No one calls the Arthur legends “fluff” because they lack the grit of modernity. No one suggests that Mordred’s betrayal could have cut deeper if he hadn’t had the help of spells and trickery. Those stories mean something. They have stayed with us, not because they are light fare anyone can consume, but because they are deep with layers of meaning, with lessons, and with parallels that continue to touch us. If your wife cheats on you with your best friend, that hurts, and it doesn’t matter she does it clad in samite or cutoff shorts. If the emotion is real, and the reader feels it, the literature is pretty damn serious.
I know that some fantasy writers do write fluff and intend their work to be consumed only as fluff, as something to entertain. I’m good with that. I put entertainment pretty high on my own list of priorities, because I want people to enjoy reading these stories as much as I enjoyed writing them. I also want people to hate reading them as much as I hated writing them, to know these characters like I do, and to hate me for some of the stuff I put them through. I want these stories to make people feel, yes. But I am, at heart, an academic, and I also want these stories to make people think. If I did my job right, everyone will get something concrete out of my books, and everyone will get something different.

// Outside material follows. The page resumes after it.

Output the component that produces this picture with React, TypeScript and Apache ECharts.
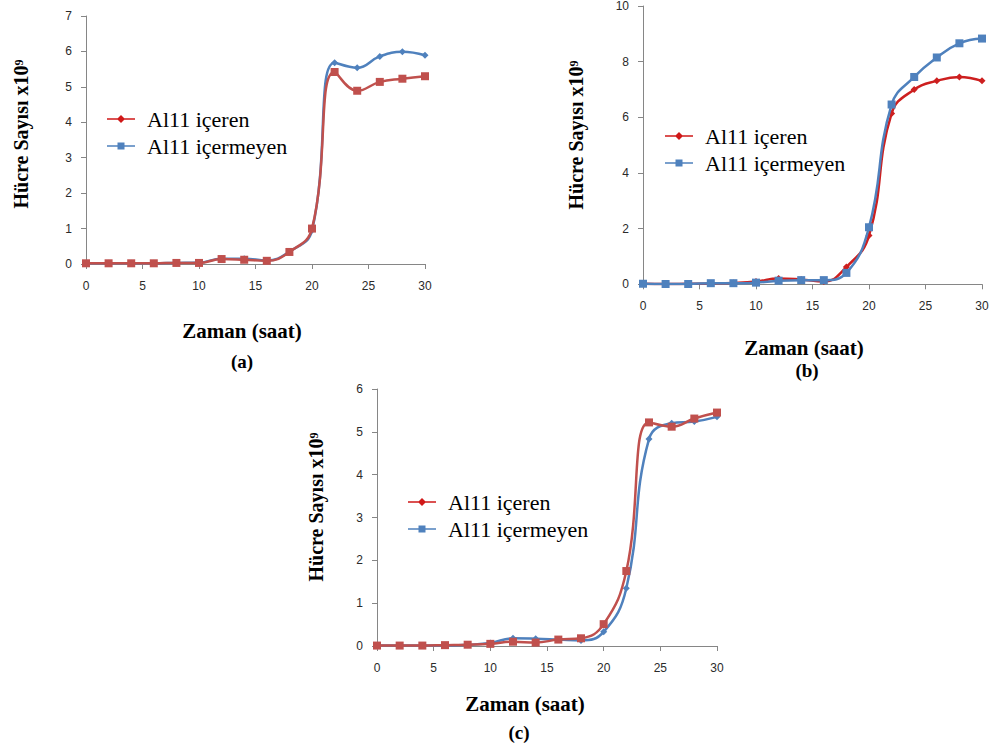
import React, { useEffect, useRef } from "react";
import * as echarts from "echarts";

// Time points (saat)
const hours = [0, 2, 4, 6, 8, 10, 12, 14, 16, 18, 20, 22, 24, 26, 28, 30];

// Panel (a)
const aIceren = [0.02, 0.02, 0.02, 0.02, 0.03, 0.03, 0.14, 0.12, 0.09, 0.34, 1.0, 5.42, 4.89, 5.14, 5.23, 5.3];
const aIcermeyen = [0.02, 0.02, 0.02, 0.02, 0.03, 0.04, 0.15, 0.15, 0.1, 0.35, 0.95, 5.68, 5.54, 5.86, 5.99, 5.89];
// Panel (b)
const bIceren = [0.02, 0.01, 0.02, 0.03, 0.05, 0.1, 0.21, 0.17, 0.1, 0.62, 1.75, 6.14, 7.0, 7.31, 7.45, 7.31];
const bIcermeyen = [0.02, 0.01, 0.01, 0.04, 0.04, 0.06, 0.13, 0.15, 0.15, 0.41, 2.05, 6.46, 7.45, 8.15, 8.66, 8.83];
// Panel (c)
const cIceren = [0.01, 0.01, 0.01, 0.02, 0.03, 0.05, 0.1, 0.08, 0.15, 0.18, 0.51, 1.75, 5.22, 5.12, 5.31, 5.45];
const cIcermeyen = [0.01, 0.01, 0.01, 0.01, 0.03, 0.07, 0.18, 0.17, 0.15, 0.13, 0.33, 1.35, 4.83, 5.2, 5.24, 5.35];

const seriesNames = ["Al11 içeren", "Al11 içermeyen"];
const xTitle = "Zaman (saat)";
const yTitle = "Hücre Sayısı x10⁹";
const panelLabels = ["(a)", "(b)", "(c)"];
const yMax = [7, 10, 6];
const yStep = [1, 2, 1];
const xMax = 30;
const xStep = 5;

const RED = "#C0504D";
const RED_B = "#CD1F1F";
const BLUE = "#4F81BD";
const LEGEND_RED = "#D01818";

const grids = [
  { left: 86, top: 16, width: 339, height: 248 },
  { left: 643, top: 3.3, width: 339, height: 281 },
  { left: 377, top: 389, width: 340, height: 257 },
];

const legendPos = [
  { left: 107, top: 108 },
  { left: 665, top: 125 },
  { left: 408, top: 491 },
];

const titlePos = [
  { xt: [242, 331], pl: [242, 361], yt: [21, 134] },
  { xt: [804, 348], pl: [807, 370], yt: [576, 135] },
  { xt: [525, 704], pl: [519, 732], yt: [316, 507] },
];

const diamondIcon = "path://M0,3.2H28V4.8H0Z M14,0L18,4L14,8L10,4Z";
const squareIcon = "path://M0,3.2H28V4.8H0Z M10.5,0.5H17.5V7.5H10.5Z";

function toPairs(vals: number[]) {
  return hours.map((h, i) => [h, vals[i]]);
}

export default function App() {
  const ref = useRef<HTMLDivElement>(null);
  useEffect(() => {
    if (!ref.current) return;
    const chart = echarts.init(ref.current, undefined, { renderer: "svg" });

    const axisCommon = {
      axisLine: { show: true, lineStyle: { color: "#868686", width: 1 } },
      axisTick: { show: true, length: 5, inside: false, lineStyle: { color: "#868686" } },
      splitLine: { show: false },
      axisLabel: { color: "#2a2a2a", fontFamily: "Liberation Sans", fontSize: 12, margin: 16 },
    };

    const xAxis = grids.map((_, i) => ({
      type: "value",
      gridIndex: i,
      min: 0,
      max: xMax,
      interval: xStep,
      ...axisCommon,
    }));
    const yAxis = grids.map((_, i) => ({
      type: "value",
      gridIndex: i,
      min: 0,
      max: yMax[i],
      interval: yStep[i],
      ...axisCommon,
      axisLabel: { ...axisCommon.axisLabel, margin: 14 },
    }));

    const mk = (name: string, vals: number[], idx: number, color: string, symbol: string, size: number, z: number) => ({
      type: "line",
      name,
      xAxisIndex: idx,
      yAxisIndex: idx,
      data: toPairs(vals),
      smooth: 0.45,
      symbol,
      symbolSize: size,
      showSymbol: true,
      z,
      lineStyle: { color, width: 2.5 },
      itemStyle: { color },
      emphasis: { disabled: true },
    });

    const series = [
      // (a): blue below, red on top; red squares, blue diamonds
      mk(seriesNames[1], aIcermeyen, 0, BLUE, "diamond", 7, 2),
      mk(seriesNames[0], aIceren, 0, RED, "rect", 8, 3),
      // (b): red below with diamonds, blue on top with squares
      mk(seriesNames[0], bIceren, 1, RED_B, "diamond", 7, 2),
      mk(seriesNames[1], bIcermeyen, 1, BLUE, "rect", 8, 3),
      // (c): blue below with diamonds, red on top with squares
      mk(seriesNames[1], cIcermeyen, 2, BLUE, "diamond", 7, 2),
      mk(seriesNames[0], cIceren, 2, RED, "rect", 8, 3),
    ];

    const legend = legendPos.map((p) => ({
      orient: "vertical",
      left: p.left,
      top: p.top,
      padding: 0,
      itemGap: 5,
      itemWidth: 28,
      itemHeight: 8,
      selectedMode: false,
      textStyle: { fontFamily: "Liberation Serif", fontSize: 22, color: "#000", padding: [0, 0, 0, 7] },
      data: [
        { name: seriesNames[0], icon: diamondIcon, itemStyle: { color: LEGEND_RED } },
        { name: seriesNames[1], icon: squareIcon, itemStyle: { color: BLUE } },
      ],
    }));

    const graphic: any[] = [];
    titlePos.forEach((t, i) => {
      graphic.push({
        type: "text",
        x: t.xt[0],
        y: t.xt[1],
        style: {
          text: xTitle,
          fontFamily: "Liberation Serif",
          fontWeight: "bold",
          fontSize: 21,
          fill: "#000",
          align: "center",
          verticalAlign: "middle",
        },
      });
      graphic.push({
        type: "text",
        x: t.pl[0],
        y: t.pl[1],
        style: {
          text: panelLabels[i],
          fontFamily: "Liberation Serif",
          fontWeight: "bold",
          fontSize: 19,
          fill: "#000",
          align: "center",
          verticalAlign: "middle",
        },
      });
      graphic.push({
        type: "text",
        x: t.yt[0],
        y: t.yt[1],
        rotation: Math.PI / 2,
        style: {
          text: yTitle,
          fontFamily: "Liberation Serif",
          fontWeight: "bold",
          fontSize: 20,
          fill: "#000",
          align: "center",
          verticalAlign: "middle",
        },
      });
    });

    chart.setOption({
      animation: false,
      backgroundColor: "#fff",
      grid: grids.map((g) => ({ ...g, containLabel: false })),
      xAxis,
      yAxis,
      series,
      legend,
      graphic,
    });
    return () => chart.dispose();
  }, []);

  return (
    <div
      ref={ref}
      style={{ position: "fixed", left: 0, top: 0, width: 994, height: 751, background: "#fff" }}
    />
  );
}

And truly, I don’t even mind if people don’t like them. I knew when I decided to write fantasy that I was writing to a niche market, or at least to a market that popular media and culture has been trying to keep in its niche, despite its best attempts at escape. I know that fantasy doesn’t float everyone’s boat. But anyone who gets hung up on vampire fangs and wizard circles and calls it “fluff” based solely on those characteristics does not know how to read.
I didn’t put any less symbol or meaning or allegory into my Books of Lost Knowledge than into my unnamed, half-outlined litfic piece. They are not less serious because they are fantasy, or because I chose to touch on a wide range of issues rather than focusing on one. I did not put less of myself into them. I did not incorporate less of my experience of reality. I did not hold back on pain, or love, or rage, or peace.
My fantasy is serious freaking business.